À l’assemblée tenue le 12 novembre 1682, M. de la Barre avait fait sanctionner la demande de quinze cents nouveaux colons « afin de remplacer les habitants partis pour l’armée. » Sa dépêche resta sans réponse. Il voulait aussi pouvoir compter sur deux ou trois cents soldats, dont une partie destiné à la Galette et à Cataracoui, et il ajoutait : « Il serait facile aux Iroquois de détruire successivement tous ceux qui pourront s’opposer au dessein qu’ils ont de se rendre maîtres de l’Amérique septentrionale et obliger les Français de quitter la colonie, par le secours des Anglais et Hollandais. » Le gouverneur demandait mille fusils à bon marché et autant d’épées pour les donner aux habitants aux prix de France.

La ville de Québec, déjà forte par sa situation, n’avait point de murailles. La ville des Trois-Rivières était entourée d’une palissade en ruine. Montréal, plus exposé, demandait d’être mis à l’abri d’un coup de main. Aussitôt en fonction, M. de Denonville s’occupa de ce soin ; l’automne (1685) n’était pas expiré qu’il avait visité la place et donné ses ordres en conséquence. Le chevalier de Callières, ancien capitaine au régiment de Navarre, et qui venait d’arriver de France, fut nommé gouverneur. En même temps, M. Denonville renvoyait les capitaines[1] d’Esnos ou Hainaut, Montortier et du Rivaux[2], et plusieurs autres officiers, rapporte La Hontan. Cinq cents soldats partis de France, sous les ordres des capitaines d’Orvilliers, Saint-Circq, Macary, de Flour, de Troyes, Daneau, Dumuy, des Meloises, Clément de Valrennes, des Bergères et d’Esquérac, des lieutenants de la Motte, Desjordis, aîné, Desjordis, cadet, Larivière, Chaufour et Ramsay, étaient attendus à Québec ; lorsque le navire mouilla l’ancre on apprit que cent cinquante de ces militaires étaient morts durant la traversée.
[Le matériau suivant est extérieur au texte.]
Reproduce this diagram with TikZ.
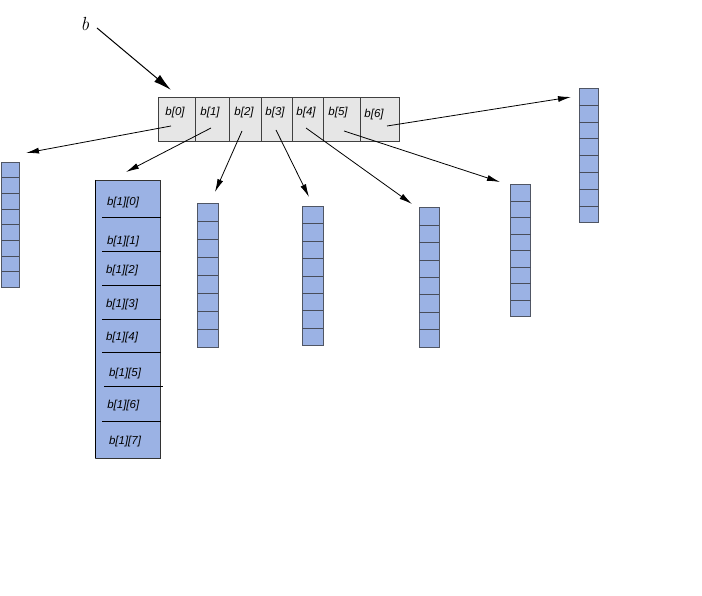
\documentclass[tikz,border=0pt]{standalone}
\usepackage{fontspec}
\setsansfont{Liberation Sans}
\usetikzlibrary{arrows.meta}
\definecolor{cellgray}{RGB}{230,230,230}
\definecolor{colblue}{RGB}{155,178,228}
\definecolor{coledge}{RGB}{80,86,100}
\tikzset{
  topcell/.style={draw=black!75, fill=cellgray, line width=0.8pt},
  colbox/.style={draw=coledge, fill=colblue, line width=0.8pt},
  sep/.style={draw=coledge!90!black, line width=0.8pt},
  lbl/.style={font=\sffamily\itshape\fontsize{11.5}{13}\selectfont, inner sep=0pt},
  ptr/.style={draw=black, line width=0.8pt, -{Latex[length=13pt,width=6pt]}},
  bigptr/.style={draw=black, line width=1pt, -{Latex[length=18pt,width=9pt]}}
}
\begin{document}
\begin{tikzpicture}[x=1pt,y=-1pt]
\useasboundingbox (0,0) rectangle (702,596);
% top array
\foreach \a/\b [count=\i from 0] in {158/195.5,195.5/229.5,229.5/261.5,261.5/292.5,292.5/323.5,323.5/360.5,360.5/399} {
  \path[topcell] (\a,97.5) rectangle (\b,141.5);
}
\node[lbl] (t0) at (175,113) {b[0]};
\node[lbl] (t1) at (210,113) {b[1]};
\node[lbl] (t2) at (244,113) {b[2]};
\node[lbl] (t3) at (275,113) {b[3]};
\node[lbl] (t4) at (306,113) {b[4]};
\node[lbl] (t5) at (338,113) {b[5]};
\node[lbl] (t6) at (374,115) {b[6]};
% label b
\node[font=\rmfamily\itshape\fontsize{19}{21}\selectfont, inner sep=0pt] (blab) at (85,24) {b};
\coordinate (bs) at (97,28);
\coordinate (be) at (171,90);
\draw[bigptr] (bs) -- (be);
% small columns: x1, x2, y1, y2
\newcommand{\smallcol}[5]{%
  \path[colbox] (#1,#3) rectangle (#2,#4);
  \coordinate (#5) at ({(#1+#2)/2},#3);
  \foreach \k in {1,...,7} {
    \draw[sep] (#1,{#3+\k*(#4-#3)/8}) -- (#2,{#3+\k*(#4-#3)/8});
  }
}
\smallcol{1.5}{19.3}{162}{287.3}{c0}
\smallcol{197.3}{218.3}{203.5}{347.3}{c2}
\smallcol{302.3}{323.3}{206.5}{345.7}{c3}
\smallcol{419.3}{439.3}{207.5}{347.3}{c4}
\smallcol{510.7}{530.7}{184.5}{316.7}{c5}
\smallcol{579.3}{598.7}{88.5}{222.7}{c6}
% big column
\path[colbox] (95.7,180) rectangle (160.7,458.3);
\draw[black, line width=1.4pt] (95.7,180) -- (95.7,458.3);
\draw[black!80, line width=0.9pt] (95.7,180) -- (160.7,180) -- (160.7,458.3) -- (95.7,458.3);
\foreach \y in {217,251.7,285.7,319,352.3,421} {
  \draw[black, line width=0.9pt] (102.3,\y) -- (160.7,\y);
}
\draw[black, line width=0.9pt] (104,386.7) -- (163,386.7);
\node[lbl] (m0) at (123,203) {b[1][0]};
\node[lbl] (m1) at (123,241.7) {b[1][1]};
\node[lbl] (m2) at (122,271) {b[1][2]};
\node[lbl] (m3) at (122,304.3) {b[1][3]};
\node[lbl] (m4) at (122,337.7) {b[1][4]};
\node[lbl] (m5) at (125,373.3) {b[1][5]};
\node[lbl] (m6) at (123.3,406) {b[1][6]};
\node[lbl] (m7) at (125,441.7) {b[1][7]};
% pointer arrows
\coordinate (s0) at (171,126); \coordinate (e0) at (26,153);
\coordinate (s1) at (211,128); \coordinate (e1) at (126,172);
\coordinate (s2) at (242,131); \coordinate (e2) at (215,192);
\coordinate (s3) at (276,130); \coordinate (e3) at (309,197);
\coordinate (s4) at (306,128); \coordinate (e4) at (412,204);
\coordinate (s5) at (344,131); \coordinate (e5) at (500,182);
\coordinate (s6) at (387,126); \coordinate (e6) at (571,97);
\foreach \i in {0,...,6} { \draw[ptr] (s\i) -- (e\i); }
\end{tikzpicture}
\end{document}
Néanmoins, depuis que le régiment de Carignan s’était dispersé sur les terres, la colonie n’avait point vu autant de soldats dans ses garnisons. Les compagnies furent logées un peu partout, dans les paroisses. M. de Denonville, écrit La Hontan, « est venu à Montréal avec cinq ou six cents hommes de troupes réglées. Il nous a tous mis en quartier d’hiver dans les différentes habitations des côtes, Mon quartier s’appelle Boucher-

  1. La Hontan les appelle capitaines de vaisseaux.
  2. Commandait une compagnie franche.